Les Peuls dans l’écrasante majorité font toujours recours à la chefferie traditionnelle. La participation sociale est extrêmement développée chez eux. Pour apporter des solutions durables à des situations, il est important de faire recours aux mécanismes traditionnels utilisés par le nombre important que sont les Peuls. C’est vrai que de Boni à Douentza, en passant par Koro et Bandiagara jusqu’à la frontière avec la région de Ségou, on se rend compte que les Peuls sont très hétérogènes.

Il y a des Peuls qui se regroupent autour des valeurs religieuses, notamment musulmanes. Ceux-ci préféraient plutôt faire recours à l’islam dans la résolution du conflit tandis qu’on a aussi des Peuls qui se regroupent et qui seraient des athées. Ceux-ci feraient recours à ce qui a pu les caractériser, notamment la culture ou d’autres valeurs ancestrales.

Les Focus : Et pour les Dogons ?

A. T. : La chefferie dogon a aussi des particularités vivantes.
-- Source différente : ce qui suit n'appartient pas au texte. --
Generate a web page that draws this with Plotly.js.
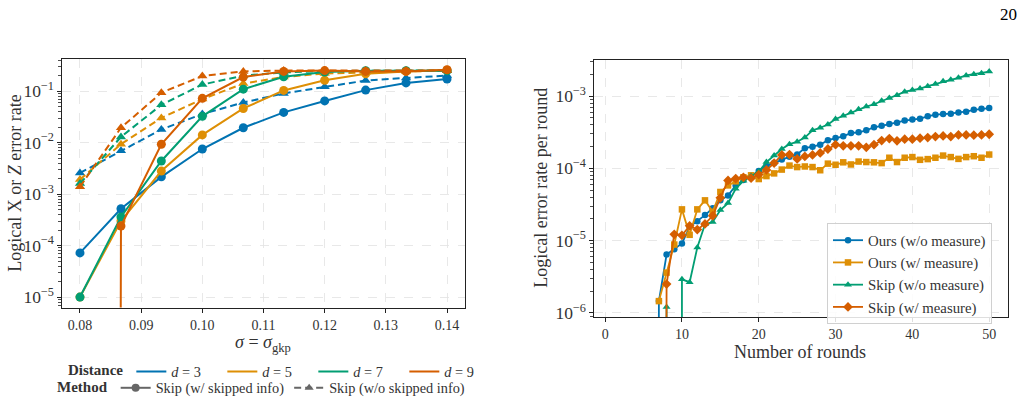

Mais, n’oublions pas qu’il y a des parties qui seraient partageables entre ces différentes communautés. Qu’on soit à Mondoro, à Koro ou à Bandiagara, même si les Peuls et les Dogons cohabitent, ils sont parfois d’accord que le litige soit tranché par la chefferie locale. Maintenant, ce qui se présente dans le contexte du Centre du pays, c’est la question de la légitimité de la chefferie locale.

Des années 1990 à aujourd’hui, quand regarde avec une attention particulière, on se rend compte que la chefferie traditionnelle, qu’elle soit dogon ou peule, a perdu toute sa crédibilité, car elle s’est greffée à l’élite politique. Même ceux-là qui tranchent au nom de percept musulman qui sont les cadis, dans la localité peule, on assiste à un changement de gravité parce qu’ils avaient de la légitimité et ils étaient droits. Ils n’étaient pas partisans. Or aujourd’hui, beaucoup de leader religieux ou coutumiers sont mêlés aux questions politiques.

Le Focus : Donc l’Etat aussi n’est plus légitime ?

A. T. : Naturellement, les gens ne font plus confiance à l’administration judiciaire. C’est ainsi dans toutes les villes au centre du Mali : l’autorité traditionnelle est en déphasage avec les principes qui ont toujours rayonné sa légitimité. Et dans le même temps, le recours à l’institutionnel qui, à travers ses instances notamment les tribunaux et les fournitures de défense, a échoué. Donc, les populations ne croient qu’en leurs propres solutions.

Le Focus : Quelles sont vos propositions pour une sortie définitive de crise ?

A. T. : Les mécanismes de solutions militaires ou stratégies militaires qui sont élaborés doivent tenir compte des dimensions du terroir qui sont, entre autres, les mécanismes traditionnels, la sécurité de la population, etc. Ce qu’il faut mettre au cœur des solutions aussi c’est comment établir le pont entre le traditionnel et le droit positif. Une fois que le pont est établi, la condition sine qua non pour qu’il soit efficace est que les agents qui incarneraient la justice répondent de façon sans équivoque à la question d’éthique et de moralité. Il faut que les populations (Dogons et Peuls) aient la ferme conviction que la justice est bien délibérée.